Although I am blessed to have visited St. Peter’s Basilica twice in my lifetime, and have viewed Michelangelo’s ‘la Pieta’ during my visits, my reading of The Life of Mary had me curious enough to revisit a picture of this famed statue. Mandel references it often, almost as if it were the personification of the biblical character. She brings life to the statue so the parallelism of the two Mary’s flows seamlessly in this novella.
In ‘la Pieta,’ in a very emotional and expressive depiction of the lamentation of Christ, Mary cradles her son’s body. This has always been an awe-inspiring and ageless imagery. Just as he was cradled in birth, so was he in death. Throughout this novella, the reader is imprinted with this vivid scene.
Here, the contemporary Mary is ushered in. We find her reflecting on her own pending motherhood. Like most expectant mothers, Mary seeks answers, but here she seeks them from the Virgin (marble) Mary, “whose eyes have no iris”.
The tone and colour of Mandel’s expressions are exigent, yet deliberate. She captures the emotions of pregnancy with raw intensity. There are references to “shared blood and milk” and “their pulses beating under perfect skins”. And Mandel depicts that miracle and the separation at birth, as “the cage they have shared is now apart”. And behold, our contemporary Mary gives birth to her son Jon.
The statue of la Pieta is a staple throughout this oeuvre, with multiple recollections of its eyes – “eyes that have no iris”. It is also present in Mandel’s contemporary story line. Mary’s eyes are, in one part, depicted as “charcoal” and, in another passage her eyes are “dilated and radiant with a shining”. When young Jon captures a sunfish, its death is validated with the reference to “the clear eye lens is now filled with white pulp”. And Mary’s eyes are described as ‘opaque’ with his loss of the fish – a symbol of the iris-less eyes of the marble ‘Pieta.’

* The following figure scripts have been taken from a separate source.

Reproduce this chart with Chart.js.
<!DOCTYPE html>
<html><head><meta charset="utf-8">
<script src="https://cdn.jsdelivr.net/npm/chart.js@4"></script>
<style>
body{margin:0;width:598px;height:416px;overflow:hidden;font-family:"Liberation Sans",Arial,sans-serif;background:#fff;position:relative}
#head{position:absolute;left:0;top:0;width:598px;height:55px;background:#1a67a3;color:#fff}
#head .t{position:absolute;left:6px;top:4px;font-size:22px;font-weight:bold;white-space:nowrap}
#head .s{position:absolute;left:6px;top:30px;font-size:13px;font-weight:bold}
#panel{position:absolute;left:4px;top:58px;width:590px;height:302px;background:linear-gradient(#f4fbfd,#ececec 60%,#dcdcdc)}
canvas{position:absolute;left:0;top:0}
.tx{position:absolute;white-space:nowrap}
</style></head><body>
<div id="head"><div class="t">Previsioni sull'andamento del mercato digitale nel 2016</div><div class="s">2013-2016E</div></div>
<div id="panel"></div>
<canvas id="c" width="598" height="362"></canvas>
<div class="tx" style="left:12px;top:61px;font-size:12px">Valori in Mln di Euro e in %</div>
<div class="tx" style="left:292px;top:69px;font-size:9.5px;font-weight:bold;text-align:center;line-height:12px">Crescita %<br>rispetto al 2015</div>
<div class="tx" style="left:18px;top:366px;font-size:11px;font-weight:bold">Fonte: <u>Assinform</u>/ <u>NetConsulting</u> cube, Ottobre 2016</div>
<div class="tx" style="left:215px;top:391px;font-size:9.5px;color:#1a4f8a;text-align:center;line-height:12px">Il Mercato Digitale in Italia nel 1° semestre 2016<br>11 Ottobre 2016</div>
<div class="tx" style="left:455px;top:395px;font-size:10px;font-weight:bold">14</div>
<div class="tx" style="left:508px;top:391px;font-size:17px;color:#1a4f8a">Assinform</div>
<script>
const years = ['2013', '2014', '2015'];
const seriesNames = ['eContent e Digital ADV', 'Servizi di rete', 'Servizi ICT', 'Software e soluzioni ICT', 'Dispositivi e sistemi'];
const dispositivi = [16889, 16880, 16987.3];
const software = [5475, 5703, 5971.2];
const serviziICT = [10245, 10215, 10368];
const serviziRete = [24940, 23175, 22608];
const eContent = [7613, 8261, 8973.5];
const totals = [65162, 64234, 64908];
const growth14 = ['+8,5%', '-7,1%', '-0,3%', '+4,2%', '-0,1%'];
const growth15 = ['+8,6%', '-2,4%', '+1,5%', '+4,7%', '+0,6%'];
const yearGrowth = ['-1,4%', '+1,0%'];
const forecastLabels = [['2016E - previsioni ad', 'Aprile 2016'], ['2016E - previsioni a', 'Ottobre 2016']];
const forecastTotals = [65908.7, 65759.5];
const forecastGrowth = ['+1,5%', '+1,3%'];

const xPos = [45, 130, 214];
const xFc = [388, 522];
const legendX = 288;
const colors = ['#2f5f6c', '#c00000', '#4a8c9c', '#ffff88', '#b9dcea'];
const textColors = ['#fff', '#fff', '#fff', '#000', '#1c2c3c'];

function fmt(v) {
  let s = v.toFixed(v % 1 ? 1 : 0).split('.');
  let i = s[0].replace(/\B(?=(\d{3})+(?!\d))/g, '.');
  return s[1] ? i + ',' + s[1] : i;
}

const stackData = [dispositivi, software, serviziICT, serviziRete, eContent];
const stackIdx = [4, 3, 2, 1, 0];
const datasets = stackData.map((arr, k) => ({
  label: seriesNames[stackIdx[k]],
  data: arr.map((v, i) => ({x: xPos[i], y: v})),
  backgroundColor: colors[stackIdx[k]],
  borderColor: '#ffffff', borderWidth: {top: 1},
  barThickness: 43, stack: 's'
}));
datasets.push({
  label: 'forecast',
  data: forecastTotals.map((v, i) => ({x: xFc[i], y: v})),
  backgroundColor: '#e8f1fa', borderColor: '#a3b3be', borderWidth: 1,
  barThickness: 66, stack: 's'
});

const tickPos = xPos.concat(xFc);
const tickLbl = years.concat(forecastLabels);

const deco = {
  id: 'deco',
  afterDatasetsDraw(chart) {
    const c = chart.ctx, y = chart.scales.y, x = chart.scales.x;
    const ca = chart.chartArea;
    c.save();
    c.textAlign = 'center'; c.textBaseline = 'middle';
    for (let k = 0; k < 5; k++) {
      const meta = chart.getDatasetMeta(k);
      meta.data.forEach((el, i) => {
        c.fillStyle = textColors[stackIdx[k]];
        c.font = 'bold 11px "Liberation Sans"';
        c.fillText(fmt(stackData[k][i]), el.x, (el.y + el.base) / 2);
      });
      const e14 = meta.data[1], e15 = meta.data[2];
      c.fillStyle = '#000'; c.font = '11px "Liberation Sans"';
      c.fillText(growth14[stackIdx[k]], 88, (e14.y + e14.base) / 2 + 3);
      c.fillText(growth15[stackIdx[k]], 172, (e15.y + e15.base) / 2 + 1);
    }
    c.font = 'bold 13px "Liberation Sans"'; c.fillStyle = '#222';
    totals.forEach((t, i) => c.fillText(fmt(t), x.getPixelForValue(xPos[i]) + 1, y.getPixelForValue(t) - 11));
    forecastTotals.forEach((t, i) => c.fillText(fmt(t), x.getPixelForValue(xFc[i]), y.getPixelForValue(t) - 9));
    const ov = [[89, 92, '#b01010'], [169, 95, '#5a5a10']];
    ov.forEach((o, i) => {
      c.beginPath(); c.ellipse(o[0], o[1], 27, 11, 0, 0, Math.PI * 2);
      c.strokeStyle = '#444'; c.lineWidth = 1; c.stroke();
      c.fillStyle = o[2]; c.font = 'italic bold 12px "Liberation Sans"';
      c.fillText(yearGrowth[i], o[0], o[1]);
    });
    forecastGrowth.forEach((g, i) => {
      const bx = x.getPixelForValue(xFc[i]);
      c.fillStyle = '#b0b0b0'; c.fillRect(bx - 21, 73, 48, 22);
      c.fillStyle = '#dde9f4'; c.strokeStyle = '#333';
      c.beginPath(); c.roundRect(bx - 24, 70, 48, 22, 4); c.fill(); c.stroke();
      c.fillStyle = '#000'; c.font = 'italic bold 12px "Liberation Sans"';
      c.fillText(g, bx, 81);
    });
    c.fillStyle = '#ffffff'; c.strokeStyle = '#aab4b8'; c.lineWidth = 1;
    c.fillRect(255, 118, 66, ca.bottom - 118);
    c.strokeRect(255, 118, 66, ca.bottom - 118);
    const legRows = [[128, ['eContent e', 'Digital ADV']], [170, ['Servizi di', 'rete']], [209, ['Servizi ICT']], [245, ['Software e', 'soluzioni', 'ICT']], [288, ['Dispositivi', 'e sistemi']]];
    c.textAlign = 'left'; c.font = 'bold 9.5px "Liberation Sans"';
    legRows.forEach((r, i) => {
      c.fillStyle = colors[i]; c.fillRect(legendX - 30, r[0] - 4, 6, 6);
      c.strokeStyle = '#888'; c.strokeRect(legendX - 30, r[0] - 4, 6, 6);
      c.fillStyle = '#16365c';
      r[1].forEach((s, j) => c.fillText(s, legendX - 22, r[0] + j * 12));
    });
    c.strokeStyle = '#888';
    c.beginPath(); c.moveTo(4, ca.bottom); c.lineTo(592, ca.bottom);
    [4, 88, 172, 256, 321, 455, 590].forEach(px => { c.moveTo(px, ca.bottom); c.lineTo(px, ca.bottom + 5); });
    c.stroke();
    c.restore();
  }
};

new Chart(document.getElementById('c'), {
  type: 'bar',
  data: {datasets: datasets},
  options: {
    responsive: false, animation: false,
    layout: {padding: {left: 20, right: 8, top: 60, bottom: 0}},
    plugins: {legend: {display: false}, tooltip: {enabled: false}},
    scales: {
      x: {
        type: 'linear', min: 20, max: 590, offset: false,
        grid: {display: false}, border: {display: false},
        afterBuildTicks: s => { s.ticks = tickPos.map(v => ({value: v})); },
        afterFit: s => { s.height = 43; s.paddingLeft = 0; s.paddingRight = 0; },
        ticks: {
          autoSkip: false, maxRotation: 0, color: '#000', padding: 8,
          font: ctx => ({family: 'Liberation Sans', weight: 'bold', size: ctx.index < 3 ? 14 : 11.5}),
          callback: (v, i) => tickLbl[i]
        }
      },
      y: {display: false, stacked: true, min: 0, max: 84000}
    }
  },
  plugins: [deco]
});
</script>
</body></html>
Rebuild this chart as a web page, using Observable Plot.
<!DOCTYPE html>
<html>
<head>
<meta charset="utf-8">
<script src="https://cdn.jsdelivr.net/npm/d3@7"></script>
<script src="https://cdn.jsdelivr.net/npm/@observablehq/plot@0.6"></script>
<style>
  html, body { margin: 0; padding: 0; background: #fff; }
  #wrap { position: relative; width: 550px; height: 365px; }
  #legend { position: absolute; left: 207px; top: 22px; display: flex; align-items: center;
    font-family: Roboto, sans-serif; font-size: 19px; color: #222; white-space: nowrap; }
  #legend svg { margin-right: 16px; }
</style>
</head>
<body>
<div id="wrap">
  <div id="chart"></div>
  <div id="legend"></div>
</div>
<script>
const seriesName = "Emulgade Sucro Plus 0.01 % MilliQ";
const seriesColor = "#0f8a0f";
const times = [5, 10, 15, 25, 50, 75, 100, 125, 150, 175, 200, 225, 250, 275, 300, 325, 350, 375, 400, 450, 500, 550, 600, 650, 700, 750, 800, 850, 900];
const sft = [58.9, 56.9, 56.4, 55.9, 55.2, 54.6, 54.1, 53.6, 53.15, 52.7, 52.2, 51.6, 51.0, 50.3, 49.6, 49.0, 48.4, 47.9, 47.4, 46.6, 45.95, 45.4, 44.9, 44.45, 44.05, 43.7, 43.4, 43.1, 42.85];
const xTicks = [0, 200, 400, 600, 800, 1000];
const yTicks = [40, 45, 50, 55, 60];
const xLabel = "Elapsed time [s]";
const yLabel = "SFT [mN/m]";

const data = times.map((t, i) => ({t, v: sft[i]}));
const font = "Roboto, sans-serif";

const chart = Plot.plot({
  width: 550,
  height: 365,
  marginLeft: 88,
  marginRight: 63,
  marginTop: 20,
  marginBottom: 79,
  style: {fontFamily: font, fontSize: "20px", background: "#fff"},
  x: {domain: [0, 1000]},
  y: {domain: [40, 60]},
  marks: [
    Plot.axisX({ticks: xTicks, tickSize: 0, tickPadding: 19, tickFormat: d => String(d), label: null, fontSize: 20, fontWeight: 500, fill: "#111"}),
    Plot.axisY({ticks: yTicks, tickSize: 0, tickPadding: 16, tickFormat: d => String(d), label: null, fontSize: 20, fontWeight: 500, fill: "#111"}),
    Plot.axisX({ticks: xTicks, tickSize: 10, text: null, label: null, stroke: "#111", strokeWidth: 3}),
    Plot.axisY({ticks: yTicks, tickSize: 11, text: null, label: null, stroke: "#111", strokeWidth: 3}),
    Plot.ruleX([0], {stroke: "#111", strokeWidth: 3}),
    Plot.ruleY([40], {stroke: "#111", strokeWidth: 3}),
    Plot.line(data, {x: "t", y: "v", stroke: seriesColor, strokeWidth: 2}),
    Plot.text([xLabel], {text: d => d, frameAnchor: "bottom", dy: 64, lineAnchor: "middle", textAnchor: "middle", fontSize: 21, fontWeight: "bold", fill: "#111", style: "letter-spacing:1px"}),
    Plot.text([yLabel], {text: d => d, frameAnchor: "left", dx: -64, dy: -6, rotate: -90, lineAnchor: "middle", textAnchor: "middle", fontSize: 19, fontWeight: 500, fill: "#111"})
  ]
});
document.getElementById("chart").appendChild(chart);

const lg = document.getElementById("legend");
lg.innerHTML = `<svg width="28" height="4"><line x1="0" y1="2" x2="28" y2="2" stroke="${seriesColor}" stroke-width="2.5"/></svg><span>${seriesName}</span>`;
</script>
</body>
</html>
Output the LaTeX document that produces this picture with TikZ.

But there is more to be gleaned from this seemingly benign sunfish story. As a young boy, Jon did not know that the sunfish would die when removed from the water. That fish breathe in the water is counter-intuitive to a child. Jon painfully learns that death is more than not breathing.
Empathy may just describe the feelings for the contemporary Mary with her historical namesake. There is an emotional connectedness as she states that “the statue sweats under the hooded robe and the marble thighs ache from beneath the fallen male body” of the son that she holds. Now, the parallelisms take on a linear form and there is a confluence of both characters. The miracle of motherhood is timeless, transcending cultures and creeds.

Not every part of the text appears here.